Listed records:
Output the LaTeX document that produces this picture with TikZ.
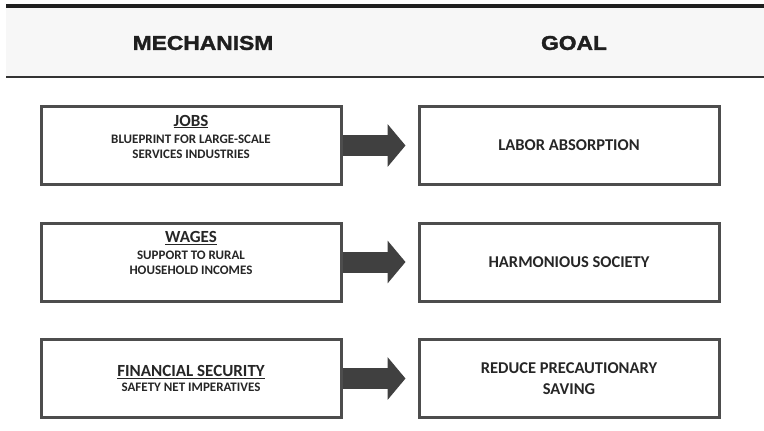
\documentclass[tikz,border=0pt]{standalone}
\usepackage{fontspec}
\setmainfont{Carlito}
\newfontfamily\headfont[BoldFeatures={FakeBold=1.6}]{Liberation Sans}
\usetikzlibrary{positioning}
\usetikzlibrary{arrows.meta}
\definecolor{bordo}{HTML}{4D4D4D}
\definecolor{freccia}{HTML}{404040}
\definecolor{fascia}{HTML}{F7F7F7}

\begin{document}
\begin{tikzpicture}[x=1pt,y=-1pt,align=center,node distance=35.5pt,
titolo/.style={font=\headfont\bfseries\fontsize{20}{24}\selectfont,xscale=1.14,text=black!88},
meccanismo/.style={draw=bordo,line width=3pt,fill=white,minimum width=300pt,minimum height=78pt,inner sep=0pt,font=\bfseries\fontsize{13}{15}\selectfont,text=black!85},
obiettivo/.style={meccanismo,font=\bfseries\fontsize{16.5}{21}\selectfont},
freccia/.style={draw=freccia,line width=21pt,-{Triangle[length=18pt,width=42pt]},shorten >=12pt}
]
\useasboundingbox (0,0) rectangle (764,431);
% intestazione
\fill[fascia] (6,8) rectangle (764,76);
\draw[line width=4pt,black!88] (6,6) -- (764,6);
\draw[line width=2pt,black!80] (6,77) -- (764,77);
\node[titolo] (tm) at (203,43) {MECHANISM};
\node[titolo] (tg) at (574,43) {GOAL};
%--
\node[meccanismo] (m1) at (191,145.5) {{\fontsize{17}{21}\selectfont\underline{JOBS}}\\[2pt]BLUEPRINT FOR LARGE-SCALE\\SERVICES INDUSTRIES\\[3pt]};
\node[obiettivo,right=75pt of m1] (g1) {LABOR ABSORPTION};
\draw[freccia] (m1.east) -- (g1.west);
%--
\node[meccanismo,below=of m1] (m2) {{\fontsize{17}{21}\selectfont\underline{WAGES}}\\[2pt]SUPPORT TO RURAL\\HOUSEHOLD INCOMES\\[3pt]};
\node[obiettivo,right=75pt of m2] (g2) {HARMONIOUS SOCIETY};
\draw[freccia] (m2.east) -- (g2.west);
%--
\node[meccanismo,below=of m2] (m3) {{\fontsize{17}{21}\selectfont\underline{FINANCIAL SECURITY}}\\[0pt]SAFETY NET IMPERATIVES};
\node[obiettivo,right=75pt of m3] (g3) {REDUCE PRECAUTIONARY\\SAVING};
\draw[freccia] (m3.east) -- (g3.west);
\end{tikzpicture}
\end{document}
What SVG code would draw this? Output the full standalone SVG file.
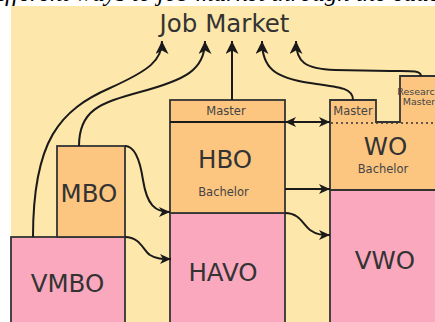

Task prompt:
Quote the listing above in full, except for the pictures.

Full output:
Output the LaTeX document that produces this picture with TikZ.
\documentclass[tikz,border=0pt]{standalone}
\usepackage{fontspec}
\setmainfont{Carlito}
\newfontfamily\headfont[BoldFeatures={FakeBold=1.6}]{Liberation Sans}
\usetikzlibrary{positioning}
\usetikzlibrary{arrows.meta}
\definecolor{bordo}{HTML}{4D4D4D}
\definecolor{freccia}{HTML}{404040}
\definecolor{fascia}{HTML}{F7F7F7}

\begin{document}
\begin{tikzpicture}[x=1pt,y=-1pt,align=center,node distance=35.5pt,
titolo/.style={font=\headfont\bfseries\fontsize{20}{24}\selectfont,xscale=1.14,text=black!88},
meccanismo/.style={draw=bordo,line width=3pt,fill=white,minimum width=300pt,minimum height=78pt,inner sep=0pt,font=\bfseries\fontsize{13}{15}\selectfont,text=black!85},
obiettivo/.style={meccanismo,font=\bfseries\fontsize{16.5}{21}\selectfont},
freccia/.style={draw=freccia,line width=21pt,-{Triangle[length=18pt,width=42pt]},shorten >=12pt}
]
\useasboundingbox (0,0) rectangle (764,431);
% intestazione
\fill[fascia] (6,8) rectangle (764,76);
\draw[line width=4pt,black!88] (6,6) -- (764,6);
\draw[line width=2pt,black!80] (6,77) -- (764,77);
\node[titolo] (tm) at (203,43) {MECHANISM};
\node[titolo] (tg) at (574,43) {GOAL};
%--
\node[meccanismo] (m1) at (191,145.5) {{\fontsize{17}{21}\selectfont\underline{JOBS}}\\[2pt]BLUEPRINT FOR LARGE-SCALE\\SERVICES INDUSTRIES\\[3pt]};
\node[obiettivo,right=75pt of m1] (g1) {LABOR ABSORPTION};
\draw[freccia] (m1.east) -- (g1.west);
%--
\node[meccanismo,below=of m1] (m2) {{\fontsize{17}{21}\selectfont\underline{WAGES}}\\[2pt]SUPPORT TO RURAL\\HOUSEHOLD INCOMES\\[3pt]};
\node[obiettivo,right=75pt of m2] (g2) {HARMONIOUS SOCIETY};
\draw[freccia] (m2.east) -- (g2.west);
%--
\node[meccanismo,below=of m2] (m3) {{\fontsize{17}{21}\selectfont\underline{FINANCIAL SECURITY}}\\[0pt]SAFETY NET IMPERATIVES};
\node[obiettivo,right=75pt of m3] (g3) {REDUCE PRECAUTIONARY\\SAVING};
\draw[freccia] (m3.east) -- (g3.west);
\end{tikzpicture}
\end{document}
What SVG code would draw this? Output the full standalone SVG file.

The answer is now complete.